Myth 2: Happy couples always have romance.

"No, not true. Not true," said Robin. "But I guess it's how you define romance, because just the fact that he is so consistently pleasant and focused on our relationship and always wanting to make me happy, I think is very romantic. But, no, he doesn't come home with candy and roses and he has never sat at the side of the tub and read poetry to me. I read that one time in a tabloid."

Myth 3: Happy couples need to have common interests.

"You don't need to force that," said Dr. Phil. "I talk about in 'Love Smart,' if you're going to love smart, you are going to be who you are. That doesn't mean that you're going to be interested in everything your partner is interested in. We have so many things that we do separately, differently, apart, that I just have no interest in some of the things that she does.
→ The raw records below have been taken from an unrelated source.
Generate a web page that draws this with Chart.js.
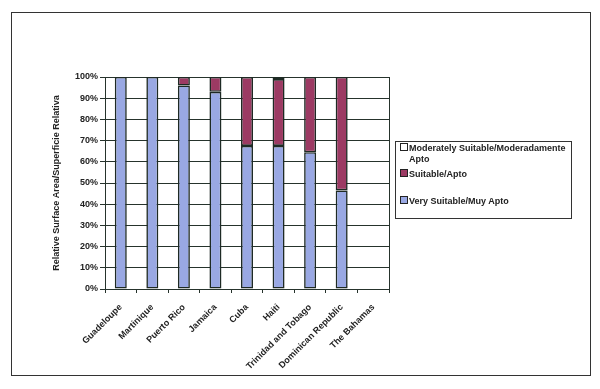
<!DOCTYPE html>
<html>
<head>
<meta charset="utf-8">
<script src="https://cdn.jsdelivr.net/npm/chart.js@4/dist/chart.umd.min.js"></script>
<style>
  body { margin: 0; background: #fff; }
  #wrap { position: relative; width: 600px; height: 389px; }
  #frame { position: absolute; left: 11px; top: 12px; width: 578px; height: 362px; border: 1px solid #333; }
  #legend { position: absolute; left: 395px; top: 141px; width: 175px; height: 76px; border: 1px solid #333;
            font: bold 9px "Liberation Sans", Arial, sans-serif; color: #222; }
  .item { position: absolute; left: 4px; line-height: 11px; }
  .box { display: inline-block; width: 6px; height: 6px; border: 1px solid #222; margin-right: 1px; vertical-align: 0px; }
  .cont { padding-left: 9px; }
</style>
</head>
<body>
<div id="wrap">
  <div id="frame"></div>
  <canvas id="chart" width="600" height="389"></canvas>
  <div id="legend"></div>
</div>
<script>
// Relative surface area by suitability class (%)
const countries = ['Guadeloupe', 'Martinique', 'Puerto Rico', 'Jamaica', 'Cuba', 'Haiti',
                   'Trinidad and Tobago', 'Dominican Republic', 'The Bahamas'];
const verySuitable = [100, 100, 96, 93, 67.5, 67.5, 64.5, 46.5, null];
const suitable = [0, 0, 4, 7, 32.5, 31.5, 35.5, 53.5, null];
const moderatelySuitable = [0, 0, 0, 0, 0, 1, 0, 0, null];
const yTicks = [0, 10, 20, 30, 40, 50, 60, 70, 80, 90, 100];

const lineColor = '#26332c';
const font = { family: '"Liberation Sans", Arial, sans-serif', size: 9, weight: 'bold' };

// right edge of plot area (Excel-style box)
const plotBorder = {
    id: 'plotBorder',
    afterDraw(chart) {
        const { ctx, chartArea } = chart;
        ctx.save();
        ctx.strokeStyle = lineColor;
        ctx.lineWidth = 1;
        ctx.beginPath();
        ctx.moveTo(Math.round(chartArea.right) + 0.5, chartArea.top);
        ctx.lineTo(Math.round(chartArea.right) + 0.5, chartArea.bottom);
        ctx.stroke();
        ctx.restore();
    }
};

const datasets = [{
    label: 'Very Suitable/Muy Apto',
    data: verySuitable,
    backgroundColor: '#99a8e3'
}, {
    label: 'Suitable/Apto',
    data: suitable,
    backgroundColor: '#9c3a63'
}, {
    label: 'Moderately Suitable/Moderadamente Apto',
    data: moderatelySuitable,
    backgroundColor: '#ffffff'
}];
datasets.forEach(d => {
    d.borderColor = '#1e2a24';
    d.borderWidth = 1.6;
    d.borderSkipped = false;
    d.barPercentage = 0.38;
    d.categoryPercentage = 1;
});

const ctx = document.getElementById('chart').getContext('2d');
new Chart(ctx, {
    type: 'bar',
    data: { labels: countries, datasets: datasets },
    plugins: [plotBorder],
    options: {
        responsive: false,
        animation: false,
        layout: { padding: { left: 50, top: 77, right: 211, bottom: 0 } },
        plugins: {
            legend: { display: false },
            tooltip: { enabled: false }
        },
        scales: {
            x: {
                stacked: true,
                afterFit: s => { s.height = 100; },
                grid: { display: true, drawOnChartArea: false, offset: true, tickLength: 4, color: lineColor },
                border: { color: lineColor },
                ticks: { color: '#222', font: font, minRotation: 45, maxRotation: 45, autoSkip: false, padding: 9 }
            },
            y: {
                stacked: true,
                min: 0,
                max: 100,
                afterFit: s => { s.width = 55; },
                afterBuildTicks: s => { s.ticks = yTicks.map(v => ({ value: v })); },
                grid: { color: lineColor, tickLength: 5 },
                border: { color: lineColor },
                ticks: { color: '#222', font: font, padding: 2, callback: v => v + '%' },
                title: {
                    display: true,
                    text: 'Relative Surface Area/Superficie Relativa',
                    color: '#222',
                    font: font,
                    padding: { top: 1, bottom: 0 }
                }
            }
        }
    }
});

// legend, reversed like the original
const legend = document.getElementById('legend');
const tops = [1, 27, 54];
datasets.slice().reverse().forEach((d, i) => {
    const el = document.createElement('div');
    el.className = 'item';
    el.style.top = tops[i] + 'px';
    const words = d.label.split(' ');
    let html = '<span class="box" style="background:' + d.backgroundColor + '"></span>';
    if (d.label.length > 30) {
        html += words.slice(0, -1).join(' ') + '<div class="cont">' + words[words.length - 1] + '</div>';
    } else {
        html += d.label;
    }
    el.innerHTML = html;
    legend.appendChild(el);
});
</script>
</body>
</html>
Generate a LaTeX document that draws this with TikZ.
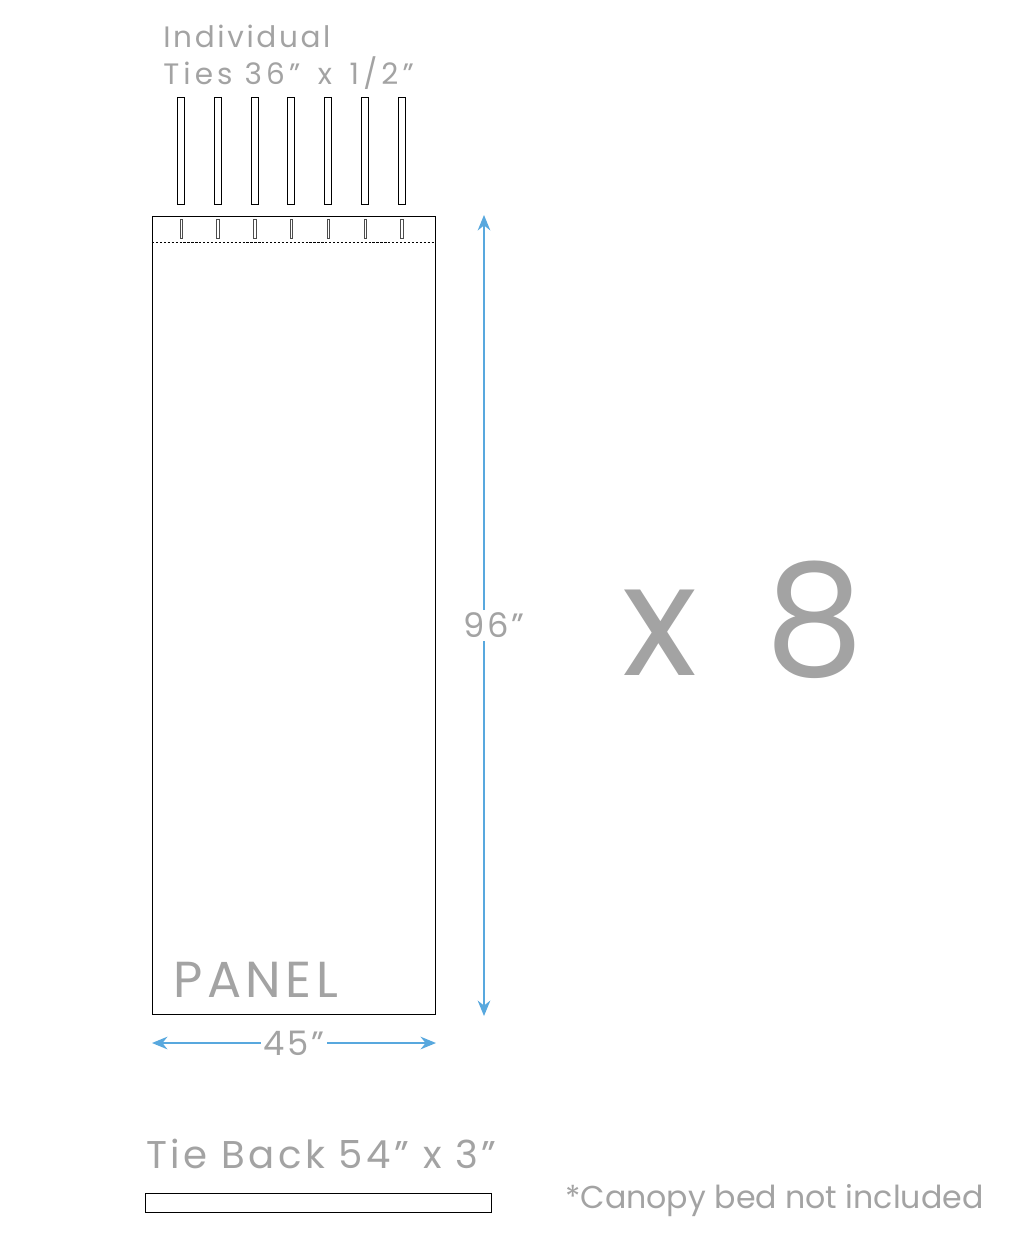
\documentclass[tikz,border=0pt]{standalone}
\usepackage{fontspec}
\setmainfont{Poppins}
\newfontfamily\wide{Poppins}[LetterSpace=9]
\newfontfamily\wider{Poppins}[LetterSpace=14]
\usetikzlibrary{arrows.meta,positioning}
\definecolor{dimblue}{RGB}{88,168,222}
\definecolor{labelgray}{RGB}{163,163,163}
\tikzset{tie/.style={rectangle,draw,line width=0.6pt,minimum width=5pt,minimum height=75.8pt,inner sep=0pt},
         slit/.style={rectangle,draw=black!70,line width=0.3pt,minimum width=1.8pt,minimum height=13.5pt,inner sep=0pt},
         panel/.style={rectangle,draw,line width=0.7pt,minimum width=201.3pt,minimum height=567.6pt,inner sep=0pt},
         tieback/.style={rectangle,draw,line width=0.7pt,minimum width=245.9pt,minimum height=13.5pt,inner sep=0pt},
         label text/.style={text=labelgray,inner sep=0pt},
         dim line/.style={dimblue,line width=1pt,{Stealth[length=11pt,width=9pt]}-{Stealth[length=11pt,width=9pt]}},
         dim label/.style={fill=white,text=labelgray,inner sep=2pt,font=\wide\fontsize{24}{24}\selectfont},
}
\begin{document}
\begin{tikzpicture}[x=0.025cm,y=-0.025cm]
\useasboundingbox (0,0) rectangle (1024,1236);

% individual ties and their slits
\node[label text,anchor=base west,font=\wide\fontsize{21}{21}\selectfont] (tiestop) at (163,47) {Individual};
\node[label text,anchor=base west,font=\wider\fontsize{21}{21}\selectfont] (tiesbot) at (163,84) {Ties 36”\hspace{4pt} x\hspace{4pt} 1/2”};
\foreach \i in {0,...,6}{
  \node[tie] (tie\i) at (181+36.8*\i,151) {};
  \node[slit] (slit\i) at (181+36.8*\i,229) {};
}

% panel
\node[panel] (panel) at (294,615.5) {};
\draw[line width=0.5pt,dash pattern=on 1.6pt off 1.2pt] ([yshift=-19.1pt]panel.north west) -- ([yshift=-19.1pt]panel.north east);
\node[label text,anchor=base west,font=\wide\fontsize{36}{36}\selectfont] (paneltext) at (173,997) {PANEL};

% dimensions
\coordinate (vtop) at (484,215);
\coordinate (vbot) at (484,1016);
\draw[dim line] (vtop) -- node[dim label,xshift=7pt,yshift=-7pt] (height) {96”} (vbot);
\coordinate (hleft) at (152,1043);
\coordinate (hright) at (436,1043);
\draw[dim line] (hleft) -- node[dim label] (width) {45”} (hright);

% quantity
\node[text=labelgray,anchor=base west,inner sep=0pt,font=\wide\fontsize{111}{111}\selectfont] (qty) at (622,675) {x\hspace{9pt} 8};

% tie back
\node[label text,anchor=base west,font=\wide\fontsize{27.5}{27.5}\selectfont] (tiebacktext) at (146,1168) {Tie Back 54” x 3”};
\node[tieback] (tieback) at (318.5,1202.5) {};

\node[label text,anchor=base west,font=\fontsize{22.5}{22.5}\selectfont] (note) at (565,1208) {*Canopy bed not included};
\end{tikzpicture}
\end{document}
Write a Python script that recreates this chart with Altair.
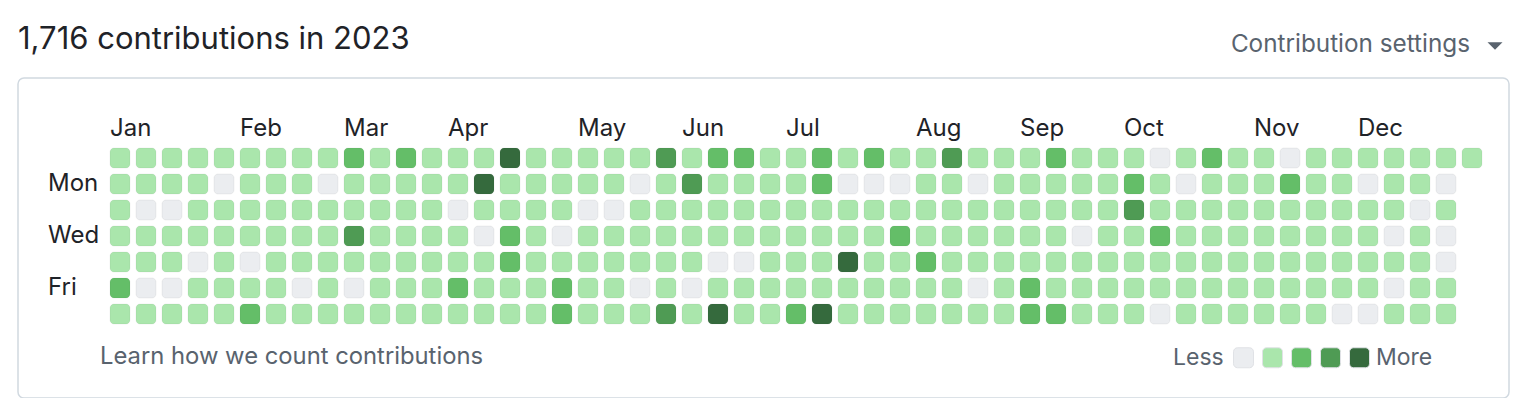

She has less than zero interest in some of the things that I do. But, do we have common interests? Well, yeah.

"We live together, eat together, sleep together, travel together and raise kids together. Those are pretty common interests. I don't think I've got to go to ceramics class or something. Come on, if she has interests that are hers, that's great. Support those, but you don't have to force yourself to be in them."

Myth 4: Happy couples don't fight.

"We never really fight," said Robin. "We never raise our voice, really, and have a scream fest or anything like that. But we disagree on a lot of things, yes. We have to have long discussions sometimes about a lot of things."

Just because you don't see eye to eye on something does not make it a deal breaker.

"In fact, when you have arguments — we don't argue. There is nothing wrong with it if you do, as long as you follow certain rules," said Dr. Phil. "You don't get — certainly you never get physical, you don't do name calling. Getting it off your chest can be a good thing. Then there is always makeup sex. And that's really good. Makeup sex is great."